Good point Jon. In fact, even if you accept that the different numerical preference tasks are in principle equivalent, the way the authors apparently normalised the scores is, I think, rather problematic.

If you assume that the unstandardised scores come from a normal distribution, then when you have a large sample you’d expect a more extreme largest value than when you have a small sample, so everyone’s scores will be normalised in a more extreme way. In other words, individuals’ normalised scores are to some extent dependent on how many other participants were in the same condition as them.

To investigate the potential scale of this effect, I ran some quick simulations. According to the degrees of freedom reported in the Supplementary Materials, the sample sizes of the authors’ various conditions varied from 16 to 42. I generated 1000 datasets, assuming a population unstandardised mean of 0.4 and an SD of 0.2 (these numbers don’t matter very much, the basic point is the same regardless of what you choose here). When I assumed an N of 16 I got a grand normalised mean (the mean across all 1000 datasets) of 0.54, and when I assumed an N of 42 I got a grand normalised mean of 0.48. In other words, when you have unequal sample sizes this way of normalising the data may introduce artefactual effects (with potentially large effect sizes, d=0.3 in this case).

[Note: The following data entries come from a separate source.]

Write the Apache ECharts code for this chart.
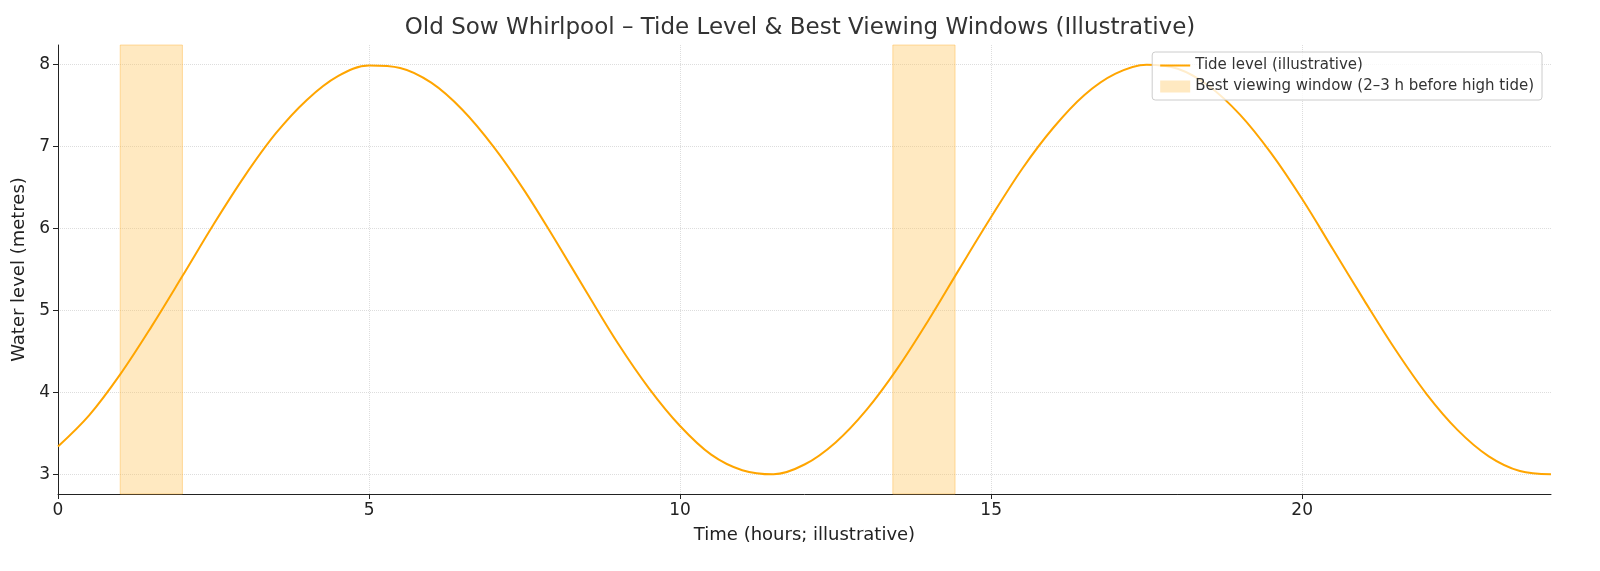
<!DOCTYPE html>
<html>
<head>
<meta charset="utf-8">
<script src="https://cdn.jsdelivr.net/npm/echarts@6/dist/echarts.min.js"></script>
<style>html,body{margin:0;padding:0;background:#fff}#chart{width:1600px;height:571px}</style>
</head>
<body>
<div id="chart"></div>
<script>
// hours and tide level
var hours = [0,0.5,1,1.5,2,2.5,3,3.5,4,4.5,5,5.5,6,6.5,7,7.5,8,8.5,9,9.5,10,10.5,11,11.5,12,12.5,13,13.5,14,14.5,15,15.5,16,16.5,17,17.5,18,18.5,19,19.5,20,20.5,21,21.5,22,22.5,23,23.5,24];
var tide = [3.34,3.72,4.22,4.80,5.42,6.05,6.64,7.16,7.57,7.86,7.99,7.96,7.78,7.45,7.00,6.46,5.85,5.22,4.60,4.05,3.59,3.24,3.05,3.00,3.12,3.39,3.79,4.30,4.89,5.52,6.14,6.73,7.23,7.63,7.89,8.00,7.95,7.74,7.39,6.92,6.36,5.74,5.12,4.52,3.98,3.54,3.22,3.04,3.00];
var windows = [[1.0, 2.0], [13.42, 14.42]];
var xTicks = [0, 5, 10, 15, 20];
var yTicks = [3, 4, 5, 6, 7, 8];

var font = 'DejaVu Sans';
var chart = echarts.init(document.getElementById('chart'));
chart.setOption({
    animation: false,
    textStyle: { fontFamily: font },
    title: {
        text: 'Old Sow Whirlpool – Tide Level & Best Viewing Windows (Illustrative)',
        left: 'center', top: 12,
        textStyle: { fontSize: 23, fontWeight: 'normal', color: '#333', fontFamily: font }
    },
    legend: {
        right: 58, top: 52, orient: 'vertical', itemGap: 6,
        backgroundColor: 'rgba(255,255,255,0.8)', borderColor: '#ccc', borderWidth: 1, borderRadius: 3,
        padding: [6, 8], textStyle: { fontSize: 15, color: '#333' },
        data: [
            { name: 'Tide level (illustrative)', icon: 'path://M0,5 L30,5 L30,7 L0,7 Z' },
            { name: 'Best viewing window (2–3 h before high tide)', icon: 'rect' }
        ],
        itemWidth: 30, itemHeight: 12
    },
    grid: { left: 58, right: 49, top: 45, bottom: 77 },
    xAxis: {
        type: 'value', min: 0, max: 24,
        name: 'Time (hours; illustrative)', nameLocation: 'middle', nameGap: 32,
        nameTextStyle: { fontSize: 18, color: '#222' },
        axisLine: { lineStyle: { color: '#222' } },
        axisTick: { customValues: xTicks, lineStyle: { color: '#222' } },
        axisLabel: { customValues: xTicks, fontSize: 17, color: '#222' },
        splitLine: { show: true, lineStyle: { type: 'dotted', color: '#ddd' } }
    },
    yAxis: {
        type: 'value', min: 2.76, max: 8.24,
        name: 'Water level (metres)', nameLocation: 'middle', nameGap: 30,
        nameTextStyle: { fontSize: 18, color: '#222' },
        axisLine: { show: true, lineStyle: { color: '#222' } },
        axisTick: { show: true, customValues: yTicks, lineStyle: { color: '#222' } },
        axisLabel: { customValues: yTicks, fontSize: 17, color: '#222' },
        splitLine: { show: true, lineStyle: { type: 'dotted', color: '#ddd' } }
    },
    series: [{
        name: 'Best viewing window (2–3 h before high tide)',
        type: 'line', data: [],
        itemStyle: { color: 'rgba(255,200,100,0.4)', borderColor: 'rgba(255,165,0,0.4)' },
        markArea: {
            silent: true,
            itemStyle: { color: 'rgba(255,200,100,0.4)', borderColor: 'rgba(255,180,60,0.45)', borderWidth: 1 },
            data: windows.map(function (w) { return [{ xAxis: w[0] }, { xAxis: w[1] }]; })
        }
    }, {
        name: 'Tide level (illustrative)',
        type: 'line', smooth: 0.35, showSymbol: false,
        lineStyle: { color: '#ffa500', width: 2 },
        itemStyle: { color: '#ffa500' },
        data: hours.map(function (h, i) { return [h, tide[i]]; })
    }]
});
</script>
</body>
</html>
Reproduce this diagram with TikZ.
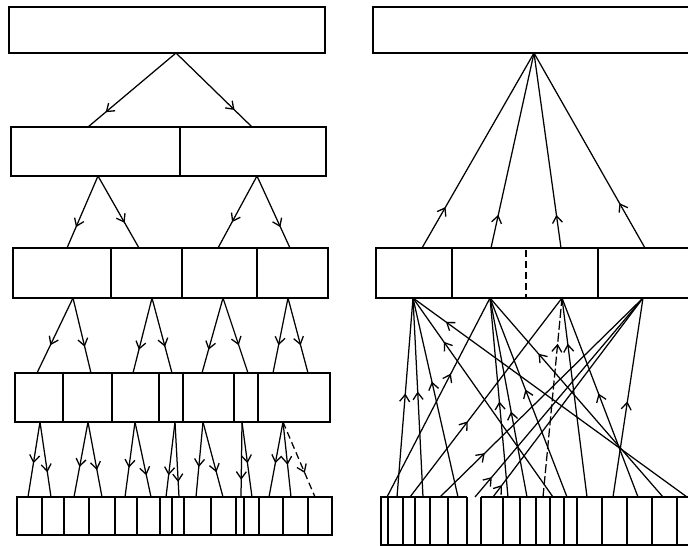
\documentclass[tikz,border=0pt]{standalone}
\usetikzlibrary{arrows.meta,decorations.markings}
\tikzset{
  boxline/.style={line width=1.6pt, line join=miter},
  conn/.style={line width=1.25pt},
  arrowat/.style={conn, postaction={decorate}, decoration={markings,
      mark=at position #1 with {\arrow{Straight Barb[length=7pt,width=10pt,line width=1.3pt]}}}},
}
\begin{document}
\begin{tikzpicture}[x=1pt,y=-1pt]
\useasboundingbox (0,0) rectangle (688,546);

% ================= LEFT SIDE =================
% boxes
\draw[boxline] (9,7) rectangle (325,53);
\draw[boxline] (11,127) rectangle (326,176);
\draw[boxline] (180,127) -- (180,176);
\draw[boxline] (13,248) rectangle (328,298);
\foreach \x in {111,182,257} \draw[boxline] (\x,248) -- (\x,298);
\draw[boxline] (15,373) rectangle (330,422);
\foreach \x in {63,112,159,183,234,258} \draw[boxline] (\x,373) -- (\x,422);
\draw[boxline] (17,497) rectangle (332,535);
\foreach \x in {42,64,89,115,137,160,172,184,211,236,244,259,283,308} \draw[boxline] (\x,497) -- (\x,535);

% level 1 -> 2
\coordinate (L0) at (176,53);
\coordinate (L1a) at (88,127);
\coordinate (L1b) at (252,127);
\draw[arrowat=0.8] (L0) -- (L1a);
\draw[arrowat=0.77] (L0) -- (L1b);

% level 2 -> 3
\coordinate (P1) at (98,176);
\coordinate (P2) at (257,176);
\foreach \ap/\ex/\t [count=\k] in {P1/67/0.71, P1/139/0.65, P2/218/0.64, P2/290/0.71}{
  \coordinate (E3\k) at (\ex,248);
  \draw[arrowat=\t] (\ap) -- (E3\k);
}

% level 3 -> 4
\foreach \k/\x in {1/73,2/152,3/223,4/288} \coordinate (Q\k) at (\x,298);
\foreach \ap/\ex/\t [count=\k] in {Q1/37/0.63, Q1/91/0.65, Q2/133/0.69, Q2/172/0.65,
    Q3/202/0.69, Q3/248/0.63, Q4/273/0.63, Q4/308/0.63}{
  \coordinate (E4\k) at (\ex,373);
  \draw[arrowat=\t] (\ap) -- (E4\k);
}

% level 4 -> 5
\foreach \k/\x in {1/40,2/88,3/135,4/175,5/203,6/242,7/283} \coordinate (R\k) at (\x,422);
\foreach \ap/\ex/\t [count=\k] in {R1/28/0.55, R1/51/0.67, R2/74/0.6, R2/102/0.64,
    R3/125/0.61, R3/151/0.71, R4/166/0.71, R4/179/0.8, R5/196/0.6, R5/223/0.67,
    R6/241/0.77, R6/252/0.55, R7/269/0.55, R7/291/0.57}{
  \coordinate (E5\k) at (\ex,497);
  \draw[arrowat=\t] (\ap) -- (E5\k);
}
\coordinate (E5x) at (315,497);
\draw[arrowat=0.68, dash pattern=on 7pt off 4pt] (R7) -- (E5x);

% ================= RIGHT SIDE =================
\draw[boxline] (690,7) -- (373,7) -- (373,53) -- (690,53);
\draw[boxline] (690,248) -- (376,248) -- (376,298) -- (690,298);
\draw[boxline] (452,248) -- (452,298);
\draw[boxline] (598,248) -- (598,298);
\draw[line width=1.2pt, dash pattern=on 7pt off 4pt] (526,250) -- (526,298);

% bottom row
\draw[boxline] (467,497) -- (381,497) -- (381,545) -- (690,545);
\draw[boxline] (481,497) -- (690,497);
\foreach \x in {388,403,415,430,448,467,481,503,520,536,550,564,577,602,627,652,677}
  \draw[boxline] (\x,497) -- (\x,545);

% level 2 -> top
\coordinate (T0) at (534,53);
\foreach \x/\t [count=\k] in {422/0.21, 491/0.17, 561/0.17, 645/0.23}{
  \coordinate (U\k) at (\x,248);
  \draw[arrowat=\t] (U\k) -- (T0);
}

% bottom -> level 2
\coordinate (A1) at (413,298);
\coordinate (A2) at (490,298);
\coordinate (A3) at (562,298);
\coordinate (A4) at (643,298);
\foreach \bx/\ap/\t [count=\k] in {397/A1/0.52, 423/A1/0.53, 458/A1/0.58, 553/A1/0.78, 687/A1/0.88,
    387/A2/0.62, 508/A2/0.48, 527/A2/0.43, 567/A2/0.54, 663/A2/0.72,
    410/A3/0.38, 587/A3/0.77, 638/A3/0.52,
    440/A4/0.22, 475/A4/0.10, 493/A4/0.06, 613/A4/0.48}{
  \coordinate (B\k) at (\bx,497);
  \draw[arrowat=\t] (B\k) -- (\ap);
}
\coordinate (Bd) at (543,497);
\draw[arrowat=0.77, dash pattern=on 9pt off 3pt] (Bd) -- (A3);
\end{tikzpicture}
\end{document}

I am out of my league here in both education and field, and I do not have the ability to do frame stop on my current computer. With that, repeated viewings of the “adorable footage” above, leave me with the impression that the pictures of variable numbers of dots have more variation in the size of the dots in successive frames, than do the pictures of non-variable dots. By that, I mean that if the dot diameters ranged from one to five, the variable numbers had more steps between successive shots, than the non-variable. I wish I had access to frame freeze to check the accuracy of my impression, as a greater variation in sizes between shots could be as attractive to infants as a variation in number of dots.